**REQUIRED TASK:**
Retype the whole listing verbatim and keep the pictures out of it.

**RAW DATA:**
— Start —

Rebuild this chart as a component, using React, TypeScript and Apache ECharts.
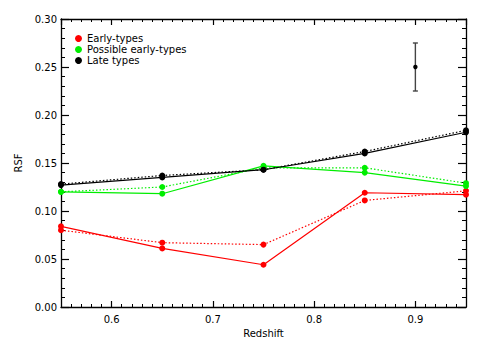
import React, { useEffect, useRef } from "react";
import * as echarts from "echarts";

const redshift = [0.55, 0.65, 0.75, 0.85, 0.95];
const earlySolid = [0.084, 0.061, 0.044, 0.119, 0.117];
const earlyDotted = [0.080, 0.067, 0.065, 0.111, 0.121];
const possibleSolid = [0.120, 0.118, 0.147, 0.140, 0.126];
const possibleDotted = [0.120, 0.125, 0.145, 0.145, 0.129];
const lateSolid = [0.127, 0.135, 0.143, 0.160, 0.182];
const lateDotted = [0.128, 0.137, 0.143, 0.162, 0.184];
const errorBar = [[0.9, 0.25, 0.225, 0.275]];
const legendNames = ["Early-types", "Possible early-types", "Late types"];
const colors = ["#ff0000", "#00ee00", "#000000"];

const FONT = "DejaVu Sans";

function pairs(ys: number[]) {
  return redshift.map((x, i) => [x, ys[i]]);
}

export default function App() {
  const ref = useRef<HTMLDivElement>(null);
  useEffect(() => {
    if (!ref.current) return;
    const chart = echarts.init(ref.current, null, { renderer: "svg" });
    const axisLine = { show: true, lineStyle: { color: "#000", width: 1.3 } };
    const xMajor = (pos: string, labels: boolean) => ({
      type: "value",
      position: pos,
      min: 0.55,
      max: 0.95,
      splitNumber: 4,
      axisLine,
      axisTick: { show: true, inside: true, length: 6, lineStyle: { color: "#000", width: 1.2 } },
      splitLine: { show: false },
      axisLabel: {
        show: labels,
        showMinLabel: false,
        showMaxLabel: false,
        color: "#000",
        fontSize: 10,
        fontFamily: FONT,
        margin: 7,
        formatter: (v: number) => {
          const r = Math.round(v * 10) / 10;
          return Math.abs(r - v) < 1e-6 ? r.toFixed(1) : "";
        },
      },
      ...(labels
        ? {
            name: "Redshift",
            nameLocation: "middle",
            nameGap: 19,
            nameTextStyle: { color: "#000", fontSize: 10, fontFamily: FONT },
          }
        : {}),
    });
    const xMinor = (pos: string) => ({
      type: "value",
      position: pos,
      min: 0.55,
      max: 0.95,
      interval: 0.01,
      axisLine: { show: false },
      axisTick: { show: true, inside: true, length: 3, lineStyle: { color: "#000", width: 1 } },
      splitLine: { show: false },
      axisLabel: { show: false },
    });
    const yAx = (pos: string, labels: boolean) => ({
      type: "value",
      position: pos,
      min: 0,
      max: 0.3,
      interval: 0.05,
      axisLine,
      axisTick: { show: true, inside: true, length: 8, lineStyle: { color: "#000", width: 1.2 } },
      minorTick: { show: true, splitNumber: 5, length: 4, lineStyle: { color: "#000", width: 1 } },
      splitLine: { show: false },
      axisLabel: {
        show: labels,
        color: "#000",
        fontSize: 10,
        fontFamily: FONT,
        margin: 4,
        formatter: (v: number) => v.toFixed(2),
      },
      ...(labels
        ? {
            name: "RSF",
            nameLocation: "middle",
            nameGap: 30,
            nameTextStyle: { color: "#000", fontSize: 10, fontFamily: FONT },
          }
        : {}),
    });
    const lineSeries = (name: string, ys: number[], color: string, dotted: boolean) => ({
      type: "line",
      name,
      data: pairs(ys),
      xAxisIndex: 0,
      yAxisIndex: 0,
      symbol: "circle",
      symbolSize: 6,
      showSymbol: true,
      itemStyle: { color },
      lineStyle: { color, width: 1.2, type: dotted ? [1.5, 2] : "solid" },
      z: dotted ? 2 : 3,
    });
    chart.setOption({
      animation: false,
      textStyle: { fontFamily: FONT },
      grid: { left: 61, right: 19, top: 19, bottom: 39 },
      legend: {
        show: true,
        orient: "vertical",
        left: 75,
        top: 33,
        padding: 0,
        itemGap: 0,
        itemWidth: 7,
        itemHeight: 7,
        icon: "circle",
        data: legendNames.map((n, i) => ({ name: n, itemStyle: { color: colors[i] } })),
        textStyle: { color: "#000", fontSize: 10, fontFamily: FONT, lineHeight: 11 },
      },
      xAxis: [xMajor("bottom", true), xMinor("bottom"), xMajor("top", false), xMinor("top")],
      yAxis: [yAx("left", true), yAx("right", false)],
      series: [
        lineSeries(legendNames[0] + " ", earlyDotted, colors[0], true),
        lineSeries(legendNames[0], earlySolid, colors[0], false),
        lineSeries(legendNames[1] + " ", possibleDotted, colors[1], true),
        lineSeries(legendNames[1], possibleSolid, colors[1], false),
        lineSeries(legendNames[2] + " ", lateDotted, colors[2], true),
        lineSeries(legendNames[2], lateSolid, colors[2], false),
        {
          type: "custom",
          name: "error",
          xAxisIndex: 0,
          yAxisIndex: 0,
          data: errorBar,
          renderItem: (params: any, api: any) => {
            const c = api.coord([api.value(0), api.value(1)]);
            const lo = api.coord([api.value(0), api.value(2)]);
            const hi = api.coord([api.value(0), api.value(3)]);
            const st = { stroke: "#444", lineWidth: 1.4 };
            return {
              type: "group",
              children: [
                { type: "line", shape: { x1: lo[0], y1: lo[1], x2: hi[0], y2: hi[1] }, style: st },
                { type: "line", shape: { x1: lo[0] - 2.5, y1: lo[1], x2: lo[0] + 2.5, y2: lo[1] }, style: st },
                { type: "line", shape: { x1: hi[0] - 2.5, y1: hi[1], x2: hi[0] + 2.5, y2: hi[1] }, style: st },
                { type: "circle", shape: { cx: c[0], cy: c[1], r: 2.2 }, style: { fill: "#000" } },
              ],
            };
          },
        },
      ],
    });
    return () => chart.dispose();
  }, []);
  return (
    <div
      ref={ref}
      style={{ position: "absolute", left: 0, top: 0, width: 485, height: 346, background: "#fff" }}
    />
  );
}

— End —

**COMPLETE OUTPUT:**
Rebuild this chart as a component, using React, TypeScript and Apache ECharts.
import React, { useEffect, useRef } from "react";
import * as echarts from "echarts";

const redshift = [0.55, 0.65, 0.75, 0.85, 0.95];
const earlySolid = [0.084, 0.061, 0.044, 0.119, 0.117];
const earlyDotted = [0.080, 0.067, 0.065, 0.111, 0.121];
const possibleSolid = [0.120, 0.118, 0.147, 0.140, 0.126];
const possibleDotted = [0.120, 0.125, 0.145, 0.145, 0.129];
const lateSolid = [0.127, 0.135, 0.143, 0.160, 0.182];
const lateDotted = [0.128, 0.137, 0.143, 0.162, 0.184];
const errorBar = [[0.9, 0.25, 0.225, 0.275]];
const legendNames = ["Early-types", "Possible early-types", "Late types"];
const colors = ["#ff0000", "#00ee00", "#000000"];

const FONT = "DejaVu Sans";

function pairs(ys: number[]) {
  return redshift.map((x, i) => [x, ys[i]]);
}

export default function App() {
  const ref = useRef<HTMLDivElement>(null);
  useEffect(() => {
    if (!ref.current) return;
    const chart = echarts.init(ref.current, null, { renderer: "svg" });
    const axisLine = { show: true, lineStyle: { color: "#000", width: 1.3 } };
    const xMajor = (pos: string, labels: boolean) => ({
      type: "value",
      position: pos,
      min: 0.55,
      max: 0.95,
      splitNumber: 4,
      axisLine,
      axisTick: { show: true, inside: true, length: 6, lineStyle: { color: "#000", width: 1.2 } },
      splitLine: { show: false },
      axisLabel: {
        show: labels,
        showMinLabel: false,
        showMaxLabel: false,
        color: "#000",
        fontSize: 10,
        fontFamily: FONT,
        margin: 7,
        formatter: (v: number) => {
          const r = Math.round(v * 10) / 10;
          return Math.abs(r - v) < 1e-6 ? r.toFixed(1) : "";
        },
      },
      ...(labels
        ? {
            name: "Redshift",
            nameLocation: "middle",
            nameGap: 19,
            nameTextStyle: { color: "#000", fontSize: 10, fontFamily: FONT },
          }
        : {}),
    });
    const xMinor = (pos: string) => ({
      type: "value",
      position: pos,
      min: 0.55,
      max: 0.95,
      interval: 0.01,
      axisLine: { show: false },
      axisTick: { show: true, inside: true, length: 3, lineStyle: { color: "#000", width: 1 } },
      splitLine: { show: false },
      axisLabel: { show: false },
    });
    const yAx = (pos: string, labels: boolean) => ({
      type: "value",
      position: pos,
      min: 0,
      max: 0.3,
      interval: 0.05,
      axisLine,
      axisTick: { show: true, inside: true, length: 8, lineStyle: { color: "#000", width: 1.2 } },
      minorTick: { show: true, splitNumber: 5, length: 4, lineStyle: { color: "#000", width: 1 } },
      splitLine: { show: false },
      axisLabel: {
        show: labels,
        color: "#000",
        fontSize: 10,
        fontFamily: FONT,
        margin: 4,
        formatter: (v: number) => v.toFixed(2),
      },
      ...(labels
        ? {
            name: "RSF",
            nameLocation: "middle",
            nameGap: 30,
            nameTextStyle: { color: "#000", fontSize: 10, fontFamily: FONT },
          }
        : {}),
    });
    const lineSeries = (name: string, ys: number[], color: string, dotted: boolean) => ({
      type: "line",
      name,
      data: pairs(ys),
      xAxisIndex: 0,
      yAxisIndex: 0,
      symbol: "circle",
      symbolSize: 6,
      showSymbol: true,
      itemStyle: { color },
      lineStyle: { color, width: 1.2, type: dotted ? [1.5, 2] : "solid" },
      z: dotted ? 2 : 3,
    });
    chart.setOption({
      animation: false,
      textStyle: { fontFamily: FONT },
      grid: { left: 61, right: 19, top: 19, bottom: 39 },
      legend: {
        show: true,
        orient: "vertical",
        left: 75,
        top: 33,
        padding: 0,
        itemGap: 0,
        itemWidth: 7,
        itemHeight: 7,
        icon: "circle",
        data: legendNames.map((n, i) => ({ name: n, itemStyle: { color: colors[i] } })),
        textStyle: { color: "#000", fontSize: 10, fontFamily: FONT, lineHeight: 11 },
      },
      xAxis: [xMajor("bottom", true), xMinor("bottom"), xMajor("top", false), xMinor("top")],
      yAxis: [yAx("left", true), yAx("right", false)],
      series: [
        lineSeries(legendNames[0] + " ", earlyDotted, colors[0], true),
        lineSeries(legendNames[0], earlySolid, colors[0], false),
        lineSeries(legendNames[1] + " ", possibleDotted, colors[1], true),
        lineSeries(legendNames[1], possibleSolid, colors[1], false),
        lineSeries(legendNames[2] + " ", lateDotted, colors[2], true),
        lineSeries(legendNames[2], lateSolid, colors[2], false),
        {
          type: "custom",
          name: "error",
          xAxisIndex: 0,
          yAxisIndex: 0,
          data: errorBar,
          renderItem: (params: any, api: any) => {
            const c = api.coord([api.value(0), api.value(1)]);
            const lo = api.coord([api.value(0), api.value(2)]);
            const hi = api.coord([api.value(0), api.value(3)]);
            const st = { stroke: "#444", lineWidth: 1.4 };
            return {
              type: "group",
              children: [
                { type: "line", shape: { x1: lo[0], y1: lo[1], x2: hi[0], y2: hi[1] }, style: st },
                { type: "line", shape: { x1: lo[0] - 2.5, y1: lo[1], x2: lo[0] + 2.5, y2: lo[1] }, style: st },
                { type: "line", shape: { x1: hi[0] - 2.5, y1: hi[1], x2: hi[0] + 2.5, y2: hi[1] }, style: st },
                { type: "circle", shape: { cx: c[0], cy: c[1], r: 2.2 }, style: { fill: "#000" } },
              ],
            };
          },
        },
      ],
    });
    return () => chart.dispose();
  }, []);
  return (
    <div
      ref={ref}
      style={{ position: "absolute", left: 0, top: 0, width: 485, height: 346, background: "#fff" }}
    />
  );
}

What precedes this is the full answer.